### Problem description
Identify each line below that contains the word "chart", and copy it out.

** start Information supplied **

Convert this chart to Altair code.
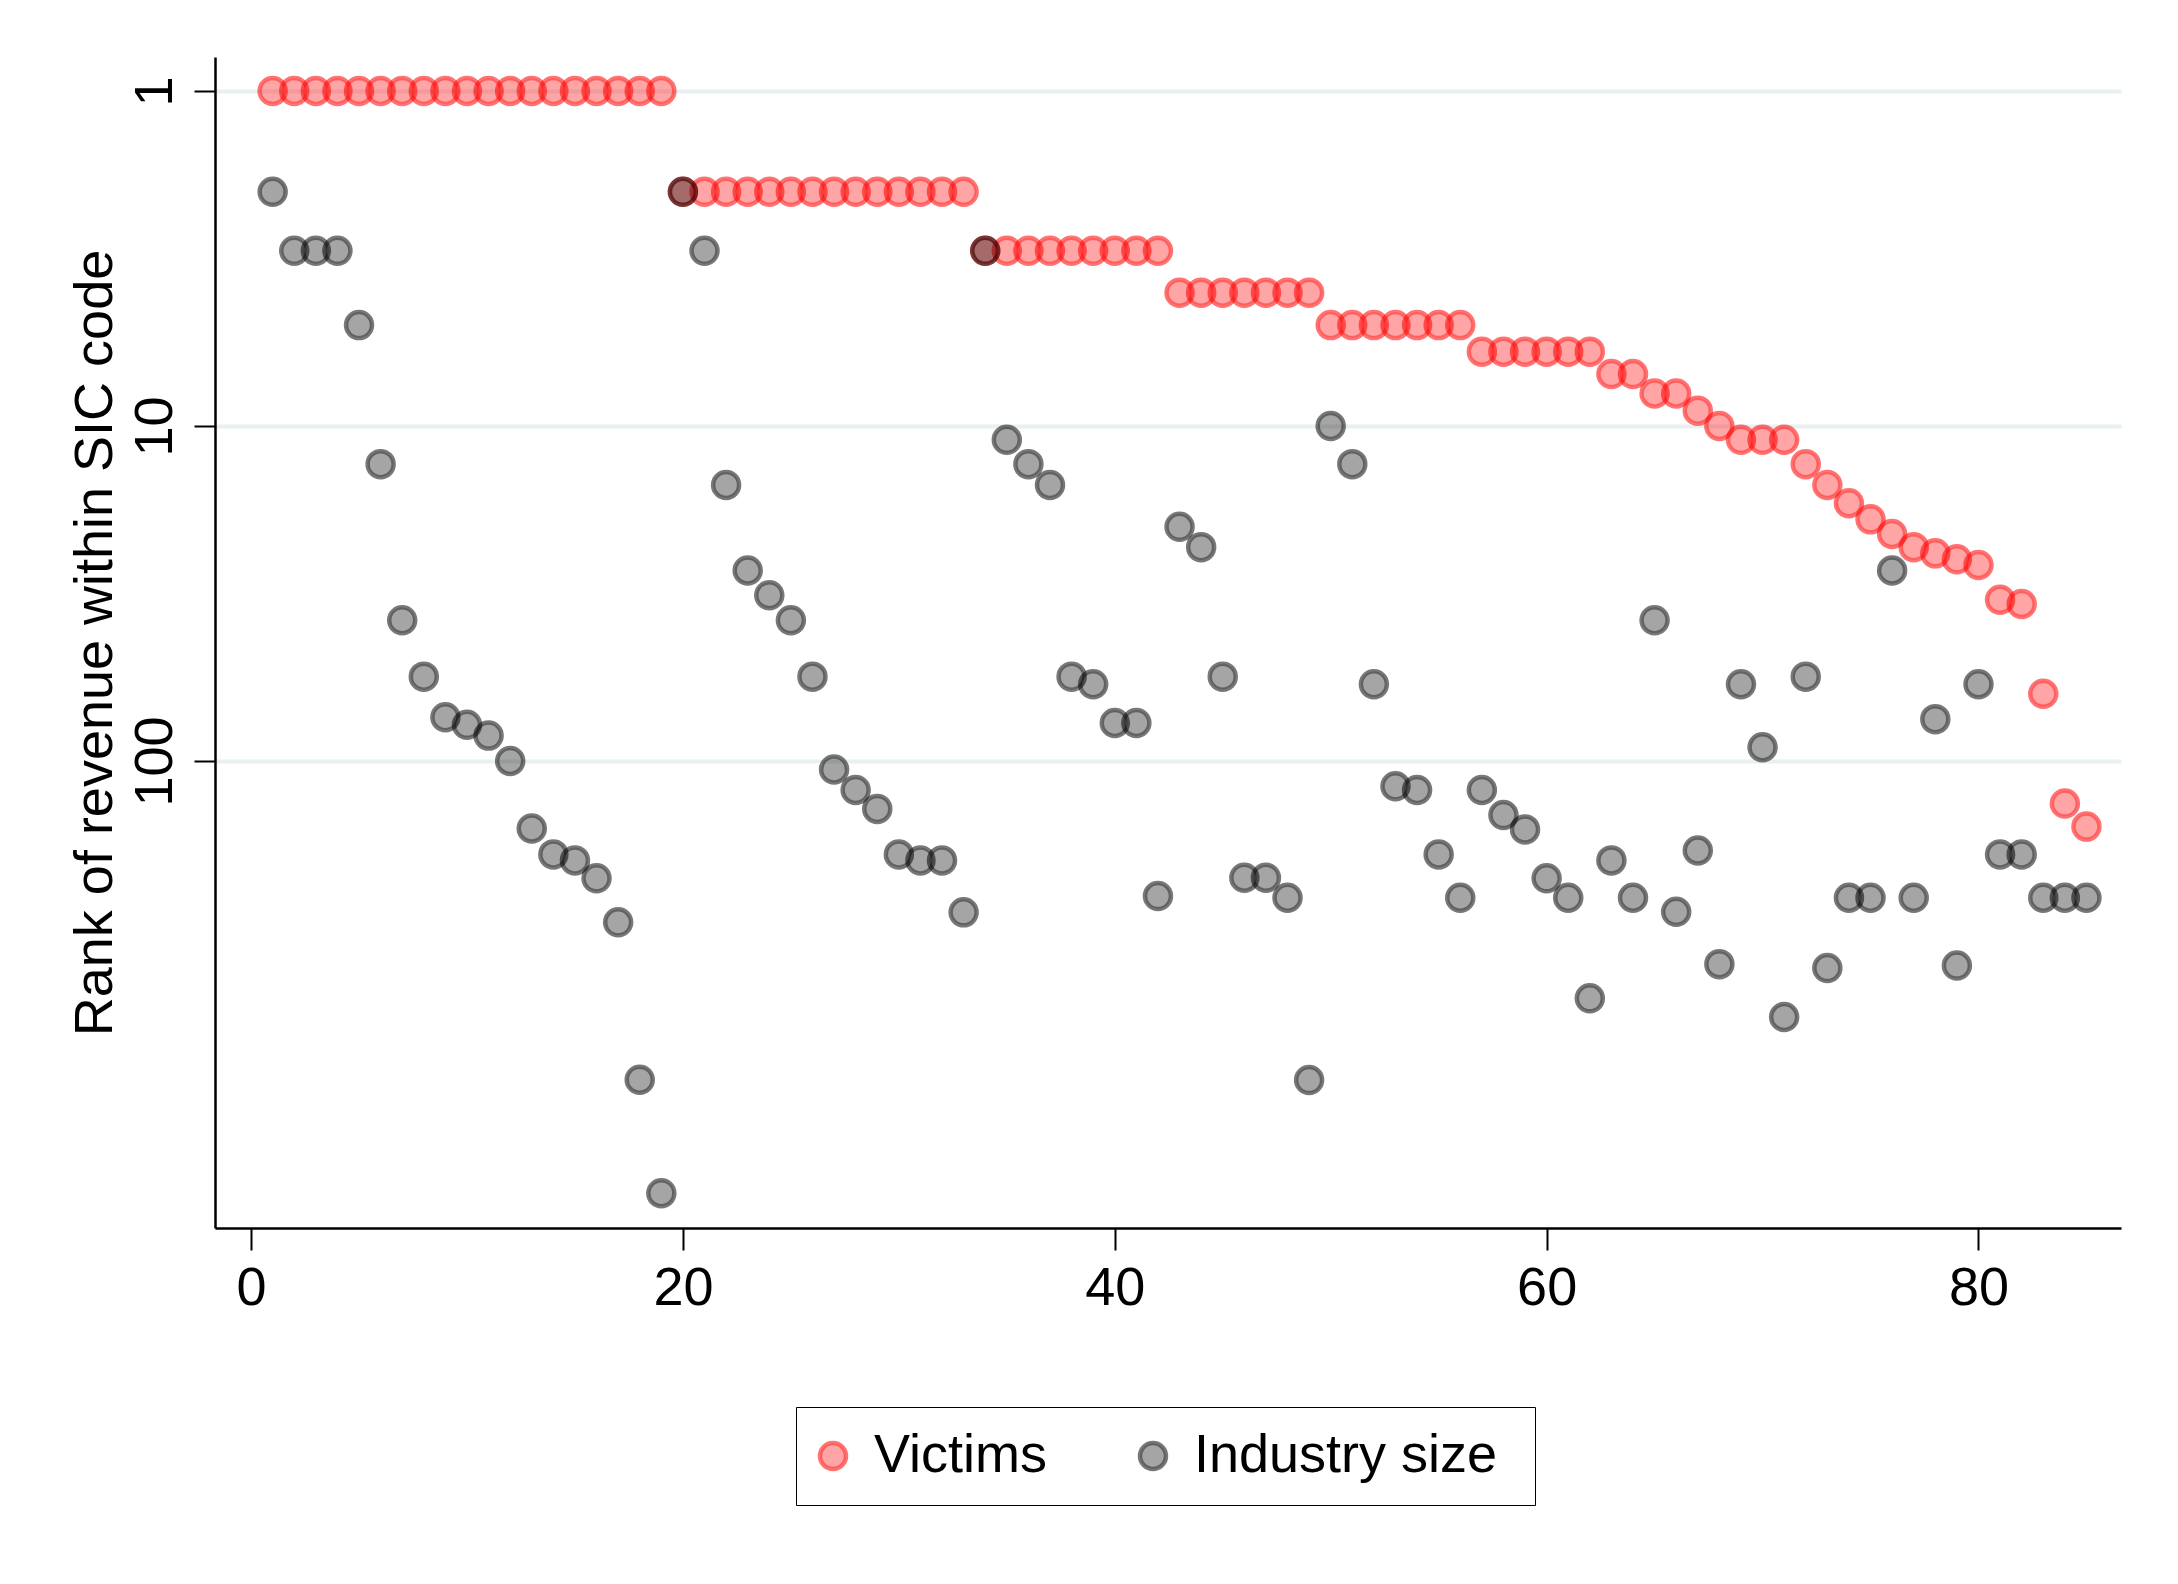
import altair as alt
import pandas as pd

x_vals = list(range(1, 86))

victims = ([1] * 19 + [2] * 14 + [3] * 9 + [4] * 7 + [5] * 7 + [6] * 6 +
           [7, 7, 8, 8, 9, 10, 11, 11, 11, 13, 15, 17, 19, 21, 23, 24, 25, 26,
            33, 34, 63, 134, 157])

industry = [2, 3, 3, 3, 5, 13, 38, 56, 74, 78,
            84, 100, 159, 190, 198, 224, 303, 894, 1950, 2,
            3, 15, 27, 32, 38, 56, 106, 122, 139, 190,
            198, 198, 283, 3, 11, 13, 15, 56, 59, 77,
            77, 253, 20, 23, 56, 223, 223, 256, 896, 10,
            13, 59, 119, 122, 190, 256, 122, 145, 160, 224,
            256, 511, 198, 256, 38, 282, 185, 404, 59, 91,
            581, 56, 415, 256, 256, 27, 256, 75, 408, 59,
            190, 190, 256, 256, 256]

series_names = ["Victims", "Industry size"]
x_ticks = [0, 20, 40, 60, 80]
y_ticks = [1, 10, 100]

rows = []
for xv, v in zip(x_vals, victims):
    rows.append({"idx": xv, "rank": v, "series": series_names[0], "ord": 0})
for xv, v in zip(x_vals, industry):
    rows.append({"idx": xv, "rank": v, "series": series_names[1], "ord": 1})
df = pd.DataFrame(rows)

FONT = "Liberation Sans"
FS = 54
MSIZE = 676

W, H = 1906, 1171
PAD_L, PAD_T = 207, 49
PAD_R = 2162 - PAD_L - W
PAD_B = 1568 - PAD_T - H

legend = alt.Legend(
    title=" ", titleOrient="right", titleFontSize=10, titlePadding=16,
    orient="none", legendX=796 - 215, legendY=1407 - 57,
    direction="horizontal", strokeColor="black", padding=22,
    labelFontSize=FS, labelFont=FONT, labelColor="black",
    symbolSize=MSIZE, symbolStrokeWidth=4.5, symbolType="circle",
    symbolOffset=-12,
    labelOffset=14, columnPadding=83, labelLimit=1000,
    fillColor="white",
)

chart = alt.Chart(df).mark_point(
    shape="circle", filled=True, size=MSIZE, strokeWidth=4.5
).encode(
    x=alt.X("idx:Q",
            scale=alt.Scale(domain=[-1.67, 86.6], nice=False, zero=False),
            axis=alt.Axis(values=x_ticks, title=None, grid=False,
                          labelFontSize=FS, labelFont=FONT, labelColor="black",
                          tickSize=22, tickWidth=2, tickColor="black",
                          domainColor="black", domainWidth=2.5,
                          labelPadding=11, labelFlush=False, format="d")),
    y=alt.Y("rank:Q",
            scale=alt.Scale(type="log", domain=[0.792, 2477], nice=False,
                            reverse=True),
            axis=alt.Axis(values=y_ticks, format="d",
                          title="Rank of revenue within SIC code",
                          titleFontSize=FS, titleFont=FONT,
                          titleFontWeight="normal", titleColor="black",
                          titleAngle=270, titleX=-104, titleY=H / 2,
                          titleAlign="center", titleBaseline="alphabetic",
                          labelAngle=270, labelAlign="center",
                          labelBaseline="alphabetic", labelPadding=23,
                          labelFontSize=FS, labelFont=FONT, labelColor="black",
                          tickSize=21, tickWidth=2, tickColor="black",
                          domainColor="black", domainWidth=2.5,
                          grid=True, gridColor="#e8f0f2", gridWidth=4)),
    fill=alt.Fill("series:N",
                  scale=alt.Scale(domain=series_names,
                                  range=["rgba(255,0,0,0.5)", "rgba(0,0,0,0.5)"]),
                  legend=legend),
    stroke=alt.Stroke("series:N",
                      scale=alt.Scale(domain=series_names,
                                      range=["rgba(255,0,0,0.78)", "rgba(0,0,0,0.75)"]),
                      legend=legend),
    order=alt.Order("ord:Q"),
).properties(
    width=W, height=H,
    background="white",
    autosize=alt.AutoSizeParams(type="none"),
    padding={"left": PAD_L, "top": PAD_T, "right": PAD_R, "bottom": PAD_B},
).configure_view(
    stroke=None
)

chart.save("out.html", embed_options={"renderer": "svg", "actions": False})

** end Information supplied **

### Result for this task
Convert this chart to Altair code.
chart = alt.Chart(df).mark_point(
chart.save("out.html", embed_options={"renderer": "svg", "actions": False})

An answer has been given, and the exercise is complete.